Darrell Harrell has yellow blood running through his veins. It’s not something that keeps him bedridden, but it does keep him rooted to his employer. “It’s a combination of a sense of family here, along with constant IT challenges and opportunities, that keeps me,” says Harrell, an IT manager at Caterpillar Inc., which sports a bright yellow company logo. “That’s what we call ‘yellow blood.'”
Like many IT workers who stay at a company for long stretches even their entire careers Harrell says he’s excited about more than just his work. The Peoria, Ill.-based heavy equipment maker provides an atmosphere that fuels career growth and personal satisfaction.
That’s why Harrell has stayed in Caterpillar’s IT department for 15 years. It’s also why the US$20 billion company has a turnover rate of just 2 per cent, earning it a spot in Computerworld (US)‘s top 10 best places for retention.
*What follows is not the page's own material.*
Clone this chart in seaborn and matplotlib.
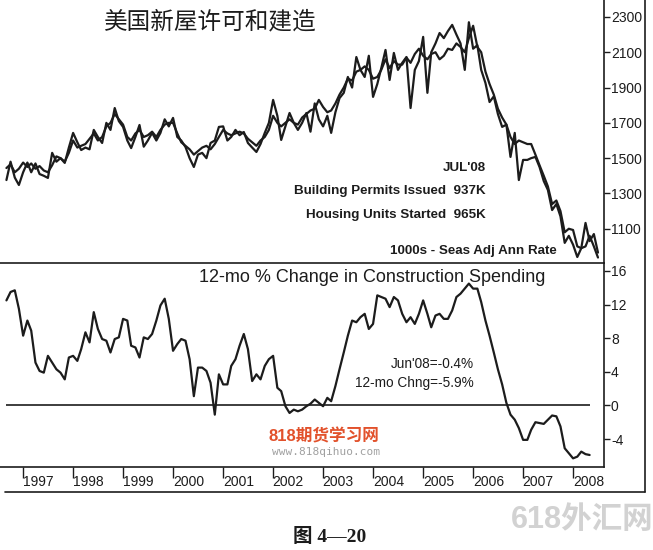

Harrell got his first drops of yellow blood the week before he started his job. Caterpillar assigned him a mentor, who invited him over to his house for a social occasion, breaking the ice in a casual setting.
Harrell was then assigned to a small group of other newcomers in IT, who together learned the ins and outs of the company and honed their skills. And 15 years later, he still meets with them about once a quarter. “It’s family,” Harrell says.
Show Respect for Workers
Caterpillar and other leading IT employers are able to retain their workers because they offer more than good jobs, says Howard Adamsky, author of Hiring and Retaining Top IT Professionals (McGraw-Hill, 2001). “It’s not so much what you do as a company; it’s what you are as a company,” says Adamsky, founder and president of HR Innovators Inc. in Stow, Mass.
For Ruta Ozers, an IT consultant at International Truck and Engine Corp., the Warrenville, Ill.-based manufacturer exemplifies what’s best in a company through “its respect for people.”
“When someone has a family member who’s sick or they need to stay home for an important reason, management doesn’t make you feel guilty,” Ozers says. “And others pitch in to help get your work done. There’s a real value here around family.”
Creating a great place to work means listening to your staff and understanding what it’s like to be in their shoes at different stages in their career, says Ergin Uskup, CIO at United Stationers Inc. in Des Plaines, Ill. He says he tells his managers to “imagine yourself as a 28-year-old programmer or a 30-year-old network analyst. Know what’s important to them. Know what they value.”
Uskup surveys his staff twice a year to learn precisely what they want, determine what’s right for the company and its employees, and then get it done. That’s helped keep his department’s churn to a mere 4 per cent.
Like Uskup, Jeff Spar, CIO at The Reader’s Digest Association Inc., which has a 5 per cent IT staff turnover, polls his global staff twice a year. Among other things, he learns that IT professionals want to be excited about technology, in addition to wanting a nice place to work.
“They can get bored,” Spar says, which is why there’s a lot of excitement these days at the Pleasantville, N.Y.-based publisher as it moves from its mainframe systems to distributed Oracle-based applications.
Variety on the job is a sentiment almost everyone echoes. “I like the flexibility of being able to work on multiple platforms,” says Bill Robertson, senior business systems analyst at Harrah’s Entertainment Inc. in Las Vegas. He says the project-oriented work at Harrah’s “keeps everything fresh.”
In just the past year and a half, Robertson has applied his financial development skills in diverse technical environments such as Unix client/server, Java-based Web systems and a massive Teradata Corp. database application.
“I’m not put in one little corner,” he says.
Harrell brags that in the 15 years he’s been at Caterpillar, he’s averaged only two years on any particular job. “There’s loads of opportunities to work in different areas with lots of possibilities for your career,” he says.
Spar cautions that it’s important to not throw people into new situations where they can fail and hurt the company. That’s why at Reader’s Digest, he makes sure that people are moved to new roles through job-sharing when they’re ready to take on new challenges.
“This is particularly useful for younger people who are trying to break through to the next career level,” Spar says. They get to work with someone who’s already mastered the tasks, so they’re more likely to learn faster, he says.
“IT people want to work on the edge with high-profile projects. But ultimately, they will want to move on,” Adamsky says. “That doesn’t mean they have to leave the company. So the only thing you can do is keep them working on one more project for one more client.”
Convenient and Casual
The Reader’s Digest Association provides employees who work at its headquarters with services normally found in shopping malls. Workers can drop off clothes for dry cleaning, go shopping or get haircuts without leaving the company campus.
“It’s a comfortable place to work and to manage your personal life,” says CIO Jeff Spar. “It’s important to keep perspective.”
In addition to these conveniences, Spar says he focuses on “exciting people in their job.” Part of this entails making the work itself engaging, but it also means establishing a rapport up and down the IT organization. So Spar has eliminated as much structure as possible and keeps his door open, literally, so everyone feels comfortable enough to walk in and chat.
“We don’t have a bunch of programmers programming and a bunch of managers managing,” he says. “We encourage flexibility and new ideas.”